Marco Rivadeneira was one of 23 social leaders killed between March 15 and April 24, during the first weeks of Colombia’s pandemic lockdown. According to the Colombian NGO, Instituto de Estudios para el Desarrollo y la Paz – INDEPAZ, in the first three months of 2020, 71 social leaders and defenders were killed in Colombia.

 

To stop this tragedy, we ask you to urge the Duque Administration to:

 

  • Improve protection of human rights defenders and social leaders, starting with effective investigations of attacks and threats against them, identifying those who ordered these crimes and publicly presenting the outcomes of these investigation.

 

  • Develop a road map for protection in consultation with defenders in the guarantees working group, including for pandemic-related challenges such as the need for personal protective equipment.

 

  • Fund and implement collective protection measures with differentiated ethnic and gender approaches in consultation with communities through the National Protection Unit.

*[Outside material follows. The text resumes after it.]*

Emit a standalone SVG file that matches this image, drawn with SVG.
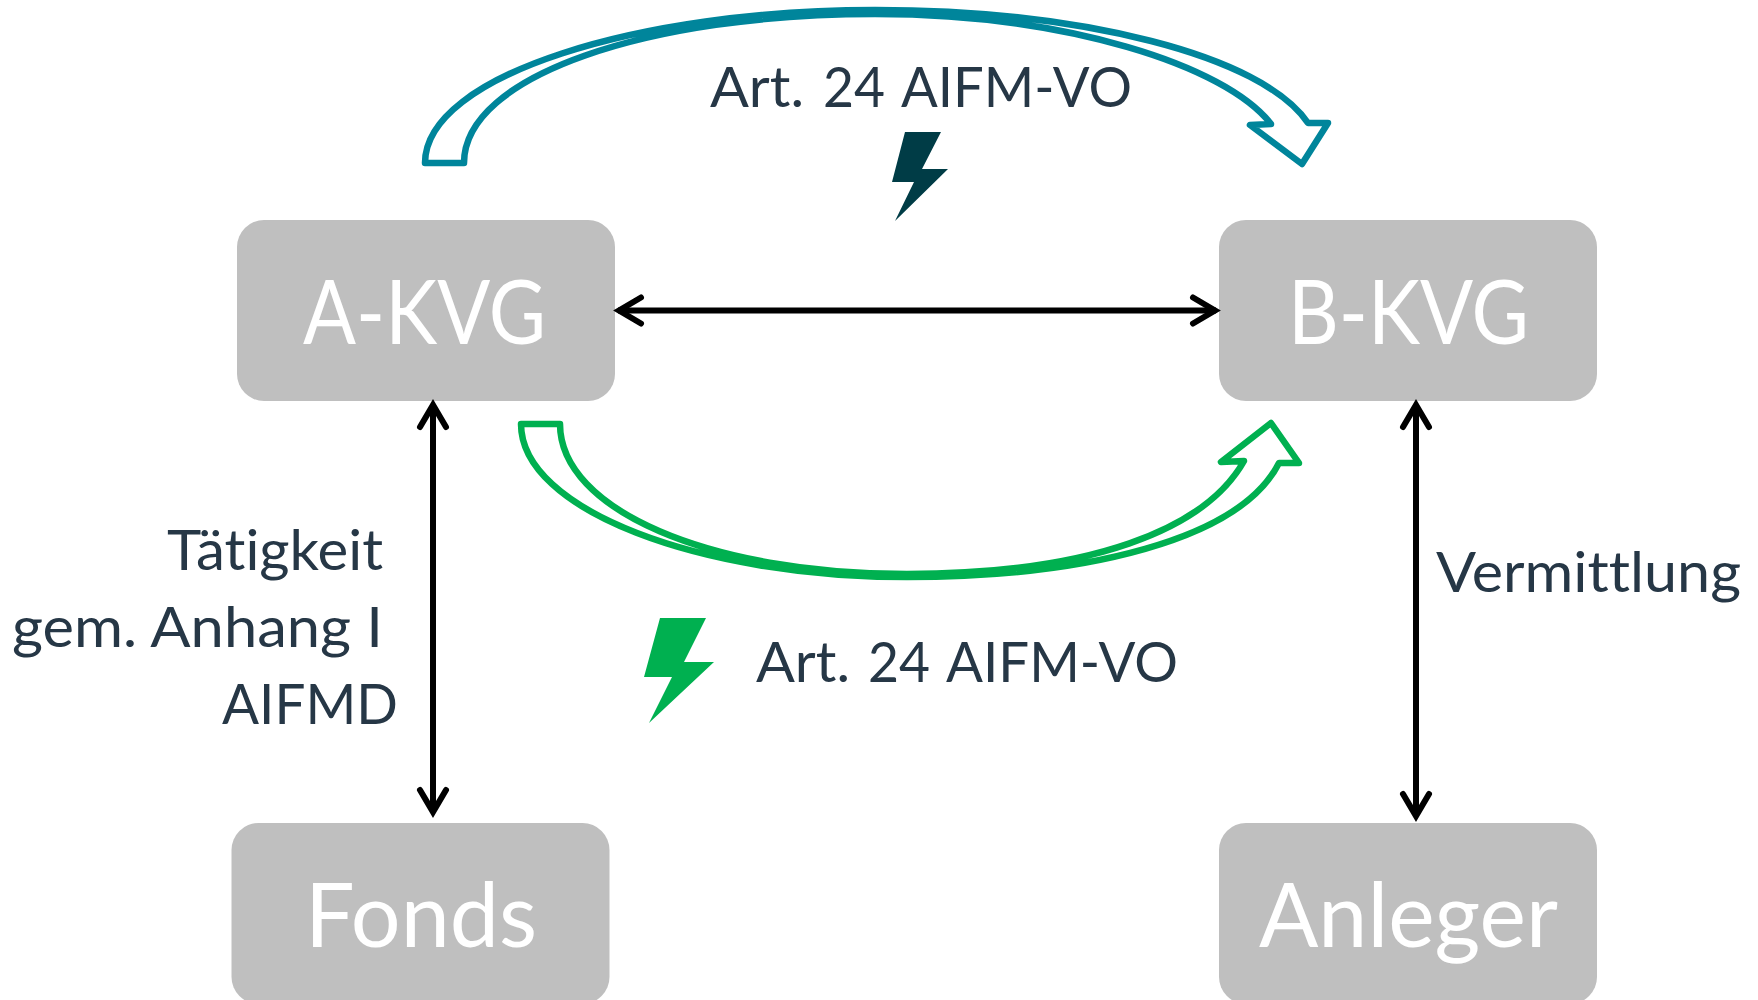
<svg xmlns="http://www.w3.org/2000/svg" width="1758" height="1000" viewBox="0 0 1758 1000">
<style>
text{font-variant-ligatures:none}
.box{fill:#bfbfbf}
.nt{font-family:Lato,"Open Sans",sans-serif;font-size:90px;fill:#fff}
.lb{font-family:Lato,"Open Sans",sans-serif;font-size:57px;fill:#263746}
.dbl{fill:none;stroke:#000;stroke-width:6;marker-start:url(#ah);marker-end:url(#ah)}
.ta{fill:#fff;stroke:#00859b;stroke-width:6.5;stroke-linejoin:round}
.ga{fill:#fff;stroke:#00b050;stroke-width:6.5;stroke-linejoin:round}
</style>
<defs>
<marker id="ah" markerUnits="userSpaceOnUse" markerWidth="40" markerHeight="40" refX="30" refY="20" orient="auto-start-reverse">
<path d="M7,7 L29,20 L7,33" fill="none" stroke="#000" stroke-width="6" stroke-linecap="round" stroke-linejoin="miter"/>
</marker>
</defs>
<rect width="1758" height="1000" fill="#fff"/>
<g id="node-a-kvg"><rect class="box" x="237" y="220" width="378" height="181" rx="27"/><text class="nt" x="303" y="344" textLength="243" lengthAdjust="spacingAndGlyphs">A-KVG</text></g>
<g id="node-b-kvg"><rect class="box" x="1219" y="220" width="378" height="181" rx="27"/><text class="nt" x="1288" y="344" textLength="241" lengthAdjust="spacingAndGlyphs">B-KVG</text></g>
<g id="node-fonds"><rect class="box" x="231.500" y="823" width="378" height="181" rx="27"/><text class="nt" x="305" y="947" textLength="232" lengthAdjust="spacingAndGlyphs">Fonds</text></g>
<g id="node-anleger"><rect class="box" x="1219" y="823" width="378" height="181" rx="27"/><text class="nt" x="1259" y="947" textLength="299" lengthAdjust="spacingAndGlyphs">Anleger</text></g>
<g id="connectors">
<path class="dbl" d="M618,310.500 H1216"/>
<path class="dbl" d="M433,404 V813"/>
<path class="dbl" d="M1416,404 V817"/>
<path id="arrow-teal" class="ta" d="M425,163 C425,75 640,10 875,10 C1080,10 1262,55 1308,123 H1328 L1302,164 L1250,125 L1271,124 C1225,65 1065,14 875,14 C650,14 464,75 464,163 Z"/>
<path id="arrow-green" class="ga" d="M521,424 C521,510 700,577 907,577 C1085,577 1240,540 1279,463 H1299 L1271,423 L1221,462 L1244,461 C1205,530 1090,574 907,574 C710,574 560,510 560,424 Z"/>
</g>
<g id="bolt-teal"><polygon points="905,132 941,132 922,169 948,169 895,221 914,182 892,182" fill="#003c46"/></g>
<g id="bolt-green"><polygon points="660,618 706,618 684,662 714,662 649,723 672,677 644,677" fill="#00b050"/></g>
<g id="labels">
<text class="lb" y="107"><tspan x="710" textLength="94" lengthAdjust="spacingAndGlyphs">Art.</tspan><tspan x="823" textLength="62" lengthAdjust="spacingAndGlyphs">24</tspan><tspan x="901" textLength="231" lengthAdjust="spacingAndGlyphs">AIFM-VO</tspan></text>
<text class="lb" y="682"><tspan x="756" textLength="94" lengthAdjust="spacingAndGlyphs">Art.</tspan><tspan x="868" textLength="62" lengthAdjust="spacingAndGlyphs">24</tspan><tspan x="946" textLength="232" lengthAdjust="spacingAndGlyphs">AIFM-VO</tspan></text>
<text class="lb" x="167" y="570" textLength="216" lengthAdjust="spacingAndGlyphs">Tätigkeit</text>
<text class="lb" x="12" y="647" textLength="371" lengthAdjust="spacingAndGlyphs">gem. Anhang I</text>
<text class="lb" x="222" y="724" textLength="176" lengthAdjust="spacingAndGlyphs">AIFMD</text>
<text class="lb" x="1436" y="592" textLength="305" lengthAdjust="spacingAndGlyphs">Vermittlung</text>
</g>
</svg>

Collective measures agreed to with Afro-descendant and indigenous communities’ authorities must be guaranteed. The self-protection mechanisms of the San José de Apartadó peace community and similar humanitarian zones should be respected, including the support provided by international accompaniers, even during the pandemic.

 

  • Dismantle the paramilitary successor networks involved in drug trafficking, which fuel much of the violence against human rights defenders and social leaders. The government must honor its commitment to regularly convene the National Commission of Security Guarantees, which was established by the accords to develop and implement plans to dismantle illegal groups and protect communities, social leaders, and ex-combatants.

 

  • Effectively investigate, prosecute, and present results about these paramilitary and criminal networks through the Attorney General’s special investigative unit. We welcome the new agreement between the Colombian Attorney General’s Office and the Office of the U.N. High Commissioner for Human Rights in Colombia to train prosecutors and investigators in aggressively addressing these human rights crimes. It is critical the State end impunity in the murders, disappearances, assaults and threats against human rights defenders, social leaders, land rights and environmental activists, journalists, trade unionists and other defenders.

 

  • Swiftly hold accountable Colombian Army intelligence members, including at the highest ranks, who ordered and carried out mass surveillance on 130 journalists (including U.S. reporters), human rights defenders, political leaders, and military whistleblowers. The U.S. should also ensure that U.S. security and intelligence assistance does not assist, aid or abet such illegal surveillance, now or in the future.

 

  • Vigorously implement the peace accords, including by adequately funding the transitional justice system, fully implementing the Ethnic Chapter, delivering on commitments for protection for ex-combatants and productive projects to reintegrate them into civilian life, and honoring commitments for truth, justice, reparations, and guarantees of non-repetition for victims of the conflict.

 

We urge you, Mr. Secretary, to ensure that all agencies of the United States speak with one clear voice to condemn these ever-escalating murders and to press the Duque Administration to take the necessary steps to identify and prosecute the intellectual authors of these crimes and dismantle the criminal structures that protect them.

 

Finally, we urge you to continue to provide valuable U.S. assistance to Colombia to implement the peace accords, provide humanitarian assistance for Venezuelan refugees and refugee receiving communities, and address the health and food security crisis of the COVID-19 pandemic. The U.S. should also take advantage of opportunities provided by the peace accords to carry out sustainable and lasting eradication of illegal crops by working with communities to replace coca with legal livelihoods and dismantling trafficking networks.

 

Thank you for your attention to these important concerns in this difficult time.